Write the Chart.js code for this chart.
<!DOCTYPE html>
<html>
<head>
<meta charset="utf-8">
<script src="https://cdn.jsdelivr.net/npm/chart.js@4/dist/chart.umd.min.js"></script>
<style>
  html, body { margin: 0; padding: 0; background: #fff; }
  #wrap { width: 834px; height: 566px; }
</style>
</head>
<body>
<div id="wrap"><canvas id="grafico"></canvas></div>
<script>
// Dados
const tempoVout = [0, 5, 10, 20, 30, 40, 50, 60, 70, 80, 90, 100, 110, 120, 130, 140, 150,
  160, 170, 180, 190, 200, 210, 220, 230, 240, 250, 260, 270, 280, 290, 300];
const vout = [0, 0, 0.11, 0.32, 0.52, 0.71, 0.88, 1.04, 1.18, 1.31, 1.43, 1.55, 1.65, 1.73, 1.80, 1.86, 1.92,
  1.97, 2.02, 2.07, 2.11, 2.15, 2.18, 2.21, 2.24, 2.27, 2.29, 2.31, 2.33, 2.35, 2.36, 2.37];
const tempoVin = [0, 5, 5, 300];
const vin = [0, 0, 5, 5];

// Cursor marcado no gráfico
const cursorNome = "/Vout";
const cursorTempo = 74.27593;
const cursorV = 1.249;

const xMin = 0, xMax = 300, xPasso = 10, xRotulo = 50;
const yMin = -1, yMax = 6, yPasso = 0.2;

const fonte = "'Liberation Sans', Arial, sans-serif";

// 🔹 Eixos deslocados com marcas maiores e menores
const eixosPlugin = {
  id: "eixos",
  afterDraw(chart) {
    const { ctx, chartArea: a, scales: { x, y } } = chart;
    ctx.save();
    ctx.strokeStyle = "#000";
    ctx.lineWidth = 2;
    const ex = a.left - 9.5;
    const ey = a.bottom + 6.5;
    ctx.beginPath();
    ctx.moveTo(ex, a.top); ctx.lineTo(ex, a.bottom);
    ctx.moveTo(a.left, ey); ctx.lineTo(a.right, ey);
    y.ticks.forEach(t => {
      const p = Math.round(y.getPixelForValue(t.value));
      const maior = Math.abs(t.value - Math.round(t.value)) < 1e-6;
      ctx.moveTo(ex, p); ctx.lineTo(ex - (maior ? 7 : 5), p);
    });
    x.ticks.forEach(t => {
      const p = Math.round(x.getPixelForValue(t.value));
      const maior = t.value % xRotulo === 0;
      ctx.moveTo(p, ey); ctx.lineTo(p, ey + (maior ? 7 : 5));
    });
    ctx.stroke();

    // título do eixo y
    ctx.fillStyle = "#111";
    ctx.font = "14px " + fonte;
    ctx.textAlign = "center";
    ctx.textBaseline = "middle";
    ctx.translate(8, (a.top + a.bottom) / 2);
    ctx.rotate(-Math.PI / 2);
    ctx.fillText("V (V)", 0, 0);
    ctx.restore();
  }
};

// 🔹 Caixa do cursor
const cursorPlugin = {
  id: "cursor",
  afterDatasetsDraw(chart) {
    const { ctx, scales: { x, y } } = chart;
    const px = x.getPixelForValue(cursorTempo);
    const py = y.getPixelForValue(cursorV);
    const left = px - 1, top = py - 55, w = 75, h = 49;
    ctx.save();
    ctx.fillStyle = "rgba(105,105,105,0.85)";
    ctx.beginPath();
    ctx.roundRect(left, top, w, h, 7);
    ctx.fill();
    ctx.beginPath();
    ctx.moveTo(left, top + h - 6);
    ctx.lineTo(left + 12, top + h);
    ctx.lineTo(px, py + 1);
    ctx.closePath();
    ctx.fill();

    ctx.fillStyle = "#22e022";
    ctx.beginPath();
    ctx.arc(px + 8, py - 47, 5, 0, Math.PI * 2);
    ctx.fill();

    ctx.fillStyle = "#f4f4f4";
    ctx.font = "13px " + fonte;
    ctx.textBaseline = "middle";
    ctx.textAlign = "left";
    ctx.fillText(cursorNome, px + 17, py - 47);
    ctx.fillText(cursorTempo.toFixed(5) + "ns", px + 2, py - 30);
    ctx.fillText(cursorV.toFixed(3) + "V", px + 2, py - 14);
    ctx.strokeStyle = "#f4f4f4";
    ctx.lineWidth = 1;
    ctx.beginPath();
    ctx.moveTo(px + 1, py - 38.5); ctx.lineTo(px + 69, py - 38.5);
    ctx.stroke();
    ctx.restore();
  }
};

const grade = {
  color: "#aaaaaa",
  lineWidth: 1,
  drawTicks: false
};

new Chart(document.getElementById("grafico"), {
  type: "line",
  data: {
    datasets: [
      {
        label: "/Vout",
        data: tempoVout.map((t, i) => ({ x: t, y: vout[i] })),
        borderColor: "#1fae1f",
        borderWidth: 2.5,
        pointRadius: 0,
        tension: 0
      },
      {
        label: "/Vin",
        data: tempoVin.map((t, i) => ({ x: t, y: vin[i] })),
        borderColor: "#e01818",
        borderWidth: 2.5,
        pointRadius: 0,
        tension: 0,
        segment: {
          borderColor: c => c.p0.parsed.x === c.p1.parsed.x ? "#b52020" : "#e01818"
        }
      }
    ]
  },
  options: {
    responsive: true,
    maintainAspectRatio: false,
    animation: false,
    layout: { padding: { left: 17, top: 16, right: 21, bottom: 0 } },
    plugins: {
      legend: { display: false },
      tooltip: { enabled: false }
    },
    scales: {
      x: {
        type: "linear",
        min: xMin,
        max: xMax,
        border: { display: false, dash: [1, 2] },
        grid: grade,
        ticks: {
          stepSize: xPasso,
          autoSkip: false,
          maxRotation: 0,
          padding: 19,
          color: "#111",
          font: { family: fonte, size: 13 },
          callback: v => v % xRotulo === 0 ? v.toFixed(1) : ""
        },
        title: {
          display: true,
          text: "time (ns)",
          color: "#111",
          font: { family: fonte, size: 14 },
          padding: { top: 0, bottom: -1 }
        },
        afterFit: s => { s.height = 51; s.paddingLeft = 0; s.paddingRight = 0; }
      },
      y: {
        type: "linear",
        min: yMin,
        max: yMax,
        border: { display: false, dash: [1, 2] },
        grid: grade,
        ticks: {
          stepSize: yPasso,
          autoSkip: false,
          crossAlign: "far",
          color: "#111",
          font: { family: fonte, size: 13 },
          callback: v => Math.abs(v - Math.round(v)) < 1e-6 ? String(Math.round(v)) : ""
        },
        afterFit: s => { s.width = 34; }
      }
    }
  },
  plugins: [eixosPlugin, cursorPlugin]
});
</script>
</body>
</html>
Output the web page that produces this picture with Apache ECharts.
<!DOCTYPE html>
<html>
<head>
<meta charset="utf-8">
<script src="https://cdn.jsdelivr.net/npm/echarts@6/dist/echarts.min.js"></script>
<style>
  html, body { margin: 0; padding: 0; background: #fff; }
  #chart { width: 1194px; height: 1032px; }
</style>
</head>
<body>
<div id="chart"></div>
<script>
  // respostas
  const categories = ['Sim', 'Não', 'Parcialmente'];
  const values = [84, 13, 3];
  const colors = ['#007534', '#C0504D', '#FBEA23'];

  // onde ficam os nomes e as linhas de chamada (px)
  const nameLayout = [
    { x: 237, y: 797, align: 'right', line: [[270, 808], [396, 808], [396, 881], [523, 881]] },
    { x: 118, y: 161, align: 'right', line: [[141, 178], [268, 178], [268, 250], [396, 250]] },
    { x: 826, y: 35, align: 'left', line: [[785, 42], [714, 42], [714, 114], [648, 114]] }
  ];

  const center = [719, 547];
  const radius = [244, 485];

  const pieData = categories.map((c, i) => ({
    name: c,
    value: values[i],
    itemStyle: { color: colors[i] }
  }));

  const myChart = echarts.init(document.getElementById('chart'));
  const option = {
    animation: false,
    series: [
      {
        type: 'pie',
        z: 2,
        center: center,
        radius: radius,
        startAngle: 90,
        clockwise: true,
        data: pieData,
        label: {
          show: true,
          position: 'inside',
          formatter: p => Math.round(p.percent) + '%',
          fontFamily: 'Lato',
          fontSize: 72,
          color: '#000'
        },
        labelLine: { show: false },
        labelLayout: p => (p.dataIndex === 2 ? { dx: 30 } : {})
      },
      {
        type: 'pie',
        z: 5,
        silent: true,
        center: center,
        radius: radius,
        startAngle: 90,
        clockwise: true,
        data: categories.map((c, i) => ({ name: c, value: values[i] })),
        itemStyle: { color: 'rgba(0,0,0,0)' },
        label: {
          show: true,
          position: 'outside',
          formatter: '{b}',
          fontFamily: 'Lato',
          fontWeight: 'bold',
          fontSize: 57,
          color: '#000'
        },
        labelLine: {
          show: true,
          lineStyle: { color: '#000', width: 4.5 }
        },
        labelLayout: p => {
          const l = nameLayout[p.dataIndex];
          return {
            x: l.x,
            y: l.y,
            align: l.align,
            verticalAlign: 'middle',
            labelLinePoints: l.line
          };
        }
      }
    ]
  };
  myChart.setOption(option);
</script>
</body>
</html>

────────

YOUR OBJECTIVE – Copy out only the lines running from the beginning of the data to the line with "const vin = [0, 0, 5, 5];", both ends included.

RESPONSE TO THE TASK –
Write the Chart.js code for this chart.
<!DOCTYPE html>
<html>
<head>
<meta charset="utf-8">
<script src="https://cdn.jsdelivr.net/npm/chart.js@4/dist/chart.umd.min.js"></script>
<style>
  html, body { margin: 0; padding: 0; background: #fff; }
  #wrap { width: 834px; height: 566px; }
</style>
</head>
<body>
<div id="wrap"><canvas id="grafico"></canvas></div>
<script>
// Dados
const tempoVout = [0, 5, 10, 20, 30, 40, 50, 60, 70, 80, 90, 100, 110, 120, 130, 140, 150,
  160, 170, 180, 190, 200, 210, 220, 230, 240, 250, 260, 270, 280, 290, 300];
const vout = [0, 0, 0.11, 0.32, 0.52, 0.71, 0.88, 1.04, 1.18, 1.31, 1.43, 1.55, 1.65, 1.73, 1.80, 1.86, 1.92,
  1.97, 2.02, 2.07, 2.11, 2.15, 2.18, 2.21, 2.24, 2.27, 2.29, 2.31, 2.33, 2.35, 2.36, 2.37];
const tempoVin = [0, 5, 5, 300];
const vin = [0, 0, 5, 5];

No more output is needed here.